- [Exercise material]

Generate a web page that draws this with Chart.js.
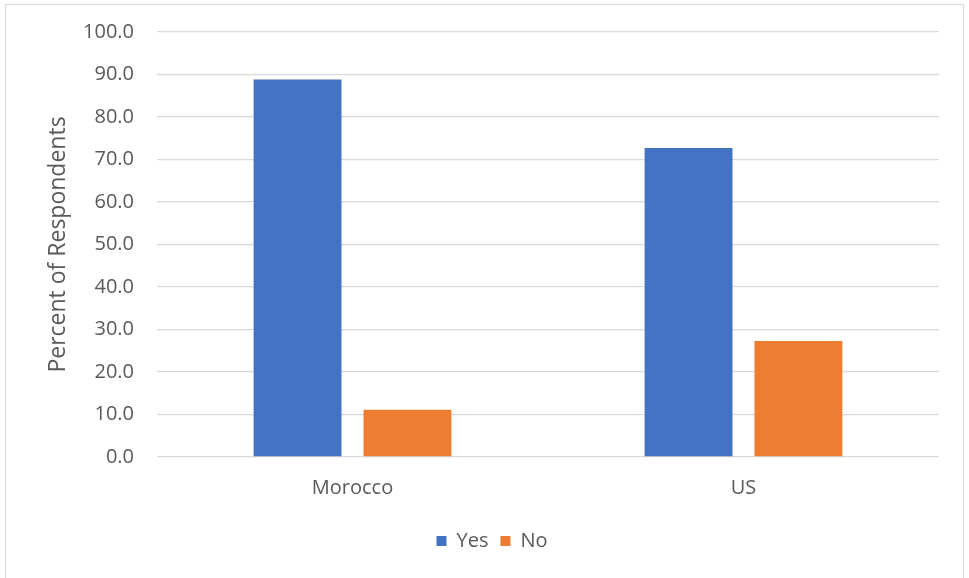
<!DOCTYPE html>
<html>
<head>
<meta charset="utf-8">
<script src="https://cdn.jsdelivr.net/npm/chart.js@4.4.1/dist/chart.umd.min.js"></script>
<style>
    html, body { margin: 0; padding: 0; background: #fff; }
    #wrap { position: relative; width: 969px; height: 578px; }
    #frame { position: absolute; left: 5px; top: 4px; width: 959px; height: 580px; border: 1px solid #d9d9d9; box-sizing: border-box; }
    #chart { position: absolute; left: 0; top: 0; }
</style>
</head>
<body>
<div id="wrap">
    <div id="frame"></div>
    <canvas id="chart" width="969" height="578"></canvas>
</div>
<script>
// du lieu doc tu hinh
var countries = ['Morocco', 'US'];
var yesValues = [88.8, 72.7];
var noValues = [11.1, 27.3];
var seriesNames = ['Yes', 'No'];
var yTicks = [0, 10, 20, 30, 40, 50, 60, 70, 80, 90, 100];

var textColor = '#595959';
var fontFamily = '"Open Sans", "Noto Sans", sans-serif';

Chart.defaults.font.family = fontFamily;
Chart.defaults.color = textColor;

var ctx = document.getElementById('chart');
new Chart(ctx, {
    type: 'bar',
    data: {
        labels: countries,
        datasets: [
            { label: seriesNames[0], data: yesValues, backgroundColor: '#4472C4' },
            { label: seriesNames[1], data: noValues, backgroundColor: '#ED7D31' }
        ]
    },
    options: {
        responsive: false,
        animation: false,
        categoryPercentage: 0.562,
        barPercentage: 0.8,
        layout: { padding: { left: 45, right: 30, top: 32, bottom: 17 } },
        plugins: {
            tooltip: { enabled: false },
            legend: {
                position: 'bottom',
                labels: {
                    boxWidth: 10,
                    boxHeight: 10,
                    padding: 12,
                    color: textColor,
                    font: { size: 20 }
                }
            }
        },
        scales: {
            x: {
                grid: { display: false },
                border: { display: false },
                ticks: { padding: 11, font: { size: 20 }, color: textColor },
                afterFit: function (scale) { scale.height = 62; }
            },
            y: {
                min: 0,
                max: 100,
                afterBuildTicks: function (scale) {
                    scale.ticks = yTicks.map(function (v) { return { value: v }; });
                },
                grid: { color: '#d9d9d9', lineWidth: 1.3, drawTicks: false },
                border: { display: false },
                ticks: {
                    padding: 23,
                    font: { size: 20 },
                    color: textColor,
                    callback: function (v) { return Number(v).toFixed(1); }
                },
                title: {
                    display: true,
                    text: 'Percent of Respondents',
                    color: textColor,
                    font: { size: 23 },
                    padding: { top: 0, bottom: 0 }
                },
                afterFit: function (scale) {
                    scale.width = 112;
                    // bo padding tu dong de vung ve bat dau dung cho
                    scale.paddingTop = 0;
                    scale.paddingBottom = 0;
                }
            }
        }
    }
});
</script>
</body>
</html>
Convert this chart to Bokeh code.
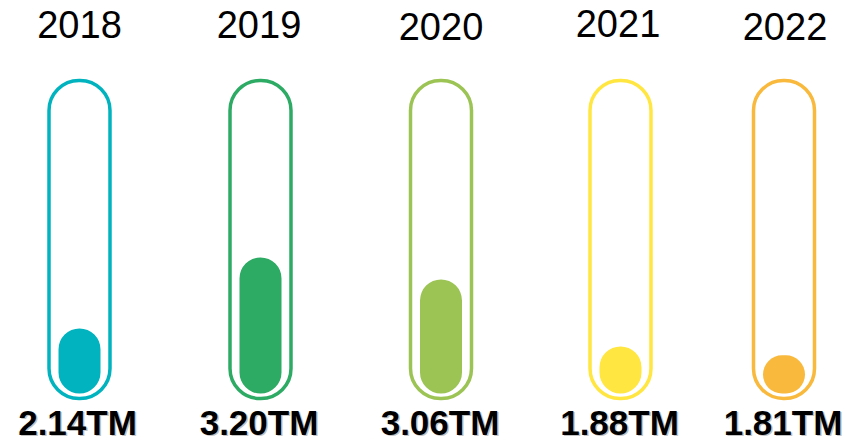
from bokeh.plotting import figure
from bokeh.models import Range1d, ColumnDataSource
from bokeh.embed import file_html
from bokeh.resources import INLINE
from bokeh.core.properties import value

# ---- data ----
years = ["2018", "2019", "2020", "2021", "2022"]
amounts = [2.14, 3.20, 3.06, 1.88, 1.81]          # in TM
fill_pct = [21.0, 43.9, 36.8, 15.2, 12.3]          # fill level of each tube (% of tube height)
colors = ["#00B3BE", "#2DAA64", "#9CC455", "#FFE640", "#F8B93C"]

labels = [f"{a:.2f}TM" for a in amounts]

# ---- layout ----
x_pos = [79, 260, 440.5, 620, 783.5]
year_x = [79, 258.5, 440.5, 617.5, 784.5]
year_py = [24, 24, 26, 22.5, 25.5]      # page-pixel centre of each year label
label_x = [77, 258.5, 439.5, 619, 782.5]
W, H = 845, 442
PX = 3.1  # pixels per percent unit

p = figure(width=W, height=H, output_backend="svg", toolbar_location=None,
           x_range=Range1d(0, W),
           y_range=Range1d(-(H - 393) / PX, 393 / PX),
           min_border=0)
p.axis.visible = False
p.grid.visible = False
p.outline_line_color = None
p.background_fill_color = "white"
p.border_fill_color = "white"

src = ColumnDataSource(dict(
    x=x_pos, year=years, label=labels, fill=fill_pct, color=colors,
    year_x=year_x, year_y=[(393 - v) / PX for v in year_py], label_x=label_x,
    left_o=[x - 30.5 for x in x_pos], right_o=[x + 30.5 for x in x_pos],
    left_i=[x - 21 for x in x_pos], right_i=[x + 21 for x in x_pos],
))

tube_bottom = -(398 - 393) / PX
tube_top = (393 - 80) / PX

# outer tubes
p.quad(left="left_o", right="right_o", bottom=tube_bottom, top=tube_top,
       source=src, fill_color=None, line_color="color", line_width=3.5,
       border_radius=30)

# fill levels
p.quad(left="left_i", right="right_i", bottom=0, top="fill",
       source=src, fill_color="color", line_color=None, border_radius=21)

# year labels
p.text(x="year_x", y="year_y", text="year", source=src,
       text_font=value("Liberation Sans"), text_font_size="38px",
       text_color="black", text_align="center", text_baseline="middle")

# amount labels with a soft shadow
ly = (393 - 421.5) / PX
p.text(x="label_x", y=ly, text="label", source=src,
       text_font=value("Liberation Sans"), text_font_size="35px",
       text_font_style="bold", text_color="#888888", text_alpha=0.5,
       x_offset=1.5, y_offset=1.5,
       text_align="center", text_baseline="middle")
p.text(x="label_x", y=ly, text="label", source=src,
       text_font=value("Liberation Sans"), text_font_size="35px",
       text_font_style="bold", text_color="black",
       text_align="center", text_baseline="middle")

open("out.html", "w").write(file_html(p, INLINE))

- [Directive]
Restate word for word the lines that begin at the one with "Convert this chart to Bokeh code." and end at the one with "a in amounts]", including both, and leave every picture aside.

- [Response to this exercise]
Convert this chart to Bokeh code.
from bokeh.plotting import figure
from bokeh.models import Range1d, ColumnDataSource
from bokeh.embed import file_html
from bokeh.resources import INLINE
from bokeh.core.properties import value

# ---- data ----
years = ["2018", "2019", "2020", "2021", "2022"]
amounts = [2.14, 3.20, 3.06, 1.88, 1.81]          # in TM
fill_pct = [21.0, 43.9, 36.8, 15.2, 12.3]          # fill level of each tube (% of tube height)
colors = ["#00B3BE", "#2DAA64", "#9CC455", "#FFE640", "#F8B93C"]

labels = [f"{a:.2f}TM" for a in amounts]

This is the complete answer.